In Campbell-Ewald Co. v. Gomez, the Supreme Court recently decided a previous split between the Federal Circuit Courts. Specifically, the Court considered the issue whether a case is moot and beyond the judicial power of Article III of the Constitution when the representative plaintiff in a class action receives an offer of complete relief via an Offer of Judgment. In an opinion by Justice Ginsburg issued on January 20, 2016, the Supreme Court held 6–3 that an Offer of Judgment under Federal Rule of Civil Procedure 68 does not moot a plaintiff's claim.
In order to fully appreciate the Supreme Court’s decision and the issue that divided the Federal Courts of Appeals, it is worth examining the prior case law addressing this question.
In Genesis, the Supreme Court Skirts Around the Issue
In 2013, the Supreme Court decided a similar legal issue based on different facts coming out of the Third Circuit in Genesis Healthcare Corp. v. Symczyk. Genesis involved a putative class action under the Fair Labor Standards Act of 1938 related to payment for work performed while on a scheduled break where the defendant/employer made an Offer of Judgment for the full relief sought by the sole participating plaintiff/employee. The Offer of Judgment was made prior to naming any class claimants other than the initial plaintiff who filed the lawsuit. The Supreme Court considered the question of whether the plaintiff/employee and other employees similarly situated maintained a justiciable interest when the individual plaintiff’s claim arguably became moot as the result of an Offer of Judgment. The Supreme Court held that there was no longer a justiciable interest; thus, signaling a potentially significant defense available to defendants in class action lawsuits.

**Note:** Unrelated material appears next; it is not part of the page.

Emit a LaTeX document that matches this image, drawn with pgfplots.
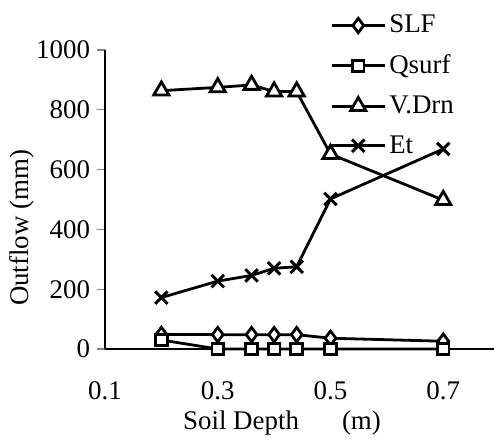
\documentclass[border=0pt]{standalone}
\usepackage{fontspec}
\setmainfont{Liberation Serif}
\usepackage{pgfplots}
\pgfplotsset{compat=1.18}

\begin{document}
\begin{tikzpicture}
\useasboundingbox (-52.5bp,-46bp) rectangle (194.5bp,174.5bp);
\begin{axis}[
    at={(0,0)}, anchor=south west,
    scale only axis=true,
    width=194.5bp, height=149.5bp,
    xmin=0.1, xmax=0.79,
    ymin=0, ymax=1000,
    clip=false,
    axis x line=bottom, axis y line=left,
    axis line style={-, line width=0.7pt},
    xtick={0.1,0.3,0.5,0.7},
    xticklabels={0.1,0.3,0.5,0.7},
    ytick={0,200,400,600,800,1000},
    x tick style={draw=none},
    y tick style={line width=0.7pt},
    tick align=outside,
    major tick length=4bp,
    /pgf/number format/assume math mode=true,
    /pgf/number format/1000 sep={},
    tick label style={font=\fontsize{13.5}{16}\selectfont},
    xticklabel style={yshift=-9bp},
    xlabel={Soil Depth\hspace{1.6em}(m)},
    ylabel={Outflow (mm)},
    every axis x label/.style={at={(rel axis cs:0.455,-0.247)}, anchor=center,
        font=\fontsize{13.5}{16}\selectfont},
    every axis y label/.style={at={(rel axis cs:-0.213,0.405)}, rotate=90, anchor=center,
        font=\fontsize{13.5}{16}\selectfont},
    every axis plot/.append style={black, line width=1.4pt, mark options={solid, line width=1.4pt, fill=white}},
    legend style={at={(rel axis cs:0.578,1.128)}, anchor=north west, draw=none, fill=none,
        font=\fontsize{13.5}{16}\selectfont, row sep=6.5bp, inner sep=0pt,
        nodes={inner sep=1.5bp}},
    legend cell align=left,
    legend image code/.code={\draw[mark repeat=2,mark phase=2] plot coordinates {(0cm,0cm) (0.47cm,0cm) (0.94cm,0cm)};},
]
\addplot[mark=diamond*, mark size=3.6pt] coordinates {
(0.2,49) (0.3,48) (0.36,48) (0.4,48) (0.44,48) (0.5,36) (0.7,26)
};
\addlegendentry{SLF}
\addplot[mark=square*, mark size=2.9pt] coordinates {
(0.2,30) (0.3,0) (0.36,0) (0.4,0) (0.44,0) (0.5,0) (0.7,0)
};
\addlegendentry{Qsurf}
\addplot[mark=triangle*, mark size=4.4pt] coordinates {
(0.2,864) (0.3,875) (0.36,883) (0.4,861) (0.44,861) (0.5,652) (0.7,498)
};
\addlegendentry{V.Drn}
\addplot[mark=x, mark size=4.4pt, mark options={line width=1.5pt}] coordinates {
(0.2,172) (0.3,227) (0.36,246) (0.4,270) (0.44,275) (0.5,502) (0.7,669)
};
\addlegendentry{Et}
\end{axis}
\end{tikzpicture}
\end{document}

By reaching this conclusion the majority assumed, without deciding, that an unaccepted Rule 68 offer that fully satisfies a plaintiff's individual claim renders the claims of the putative class moot. The majority did so because the plaintiff/employee conceded the issue and did not properly raise it before the Court. Justice Kagan, joined by Justices Sotomayor, Ginsburg, and Breyer, wrote a scathing dissent criticizing the majority for "resolv[ing] an imaginary question based on a mistake the courts below made about this case and others like it."
The dissent considered an unaccepted settlement offer a legal nullity, and warned the Third Circuit and other Courts of Appeals: "Rethink your mootness-by-unaccepted-offer theory. And a note to all other courts of appeals: Don't try this at home." The decision in Genesis left the Circuit Courts to decide whether to consider the majority's decision as approving the Third Circuit's approach or to heed Justice Kagan's warning in the dissent.
After Genesis: Circuits Split
The Circuit Courts took three different approaches after the Genesis decision: (1) unaccepted offers do not moot claims; (2) unaccepted offers do moot claims; and (3) a hybrid approach that favors entering a judgment for the plaintiff if an offer is unaccepted.
The First, Fifth, Seventh, Ninth, and Eleventh Circuits all held that an unaccepted Rule 68 offer that purportedly covers all of a plaintiff's damages does not moot the plaintiff's claims. Adopting the Third Circuit's position, the Fourth and Federal Circuits held that unaccepted offers of judgment will moot a plaintiff's claim; however, none of these Circuits reconsidered this issue after the Genesis decision. The Second, Sixth, and Eighth Circuit Courts created a hybrid approach that entailed entering a judgment in favor of the plaintiff when an unaccepted offer of relief was made that covered the entire claim.
Campbell-Ewald Co. v. Gomez: The Majority Adopts Justice Kagan's Prior Dissent Position
In the majority opinion in Gomez, the Supreme Court adopted Justice Kagan's analysis from her dissent in Genesis. The Court explained that under basic contract law principles, once a Rule 68 Offer of Judgment is rejected, it has no continuing efficacy. Indeed, Rule 68 expressly states that an offer is considered withdrawn if it is not accepted within fourteen days. The Court held that once an offer is rejected and is withdrawn, the parties have the same stake in the litigation that they had before the offer was made. Chief Justice Roberts wrote a dissent joined by Justices Scalia and Alito. The dissent argued that the majority's decision will allow a plaintiff to pursue litigation based on his/her desire for a federal court to declare him/her right, not based on an actual controversy.
The Supreme Court's decision is a huge victory for the plaintiff's bar and class-action lawsuits and a blow to defense lawyers looking for a relatively easy (although potentially costly) way to protect their clients from further expense and the burden of a class action lawsuit. Now, defendants will be unable to "pick-off" potential class action lawsuits by making a Rule 68 Offer of Judgment. This is especially relevant to employers, as wage and hour class actions continue to increase. Defense attorneys will be required to use more traditional defenses to attempt to defeat class action lawsuits.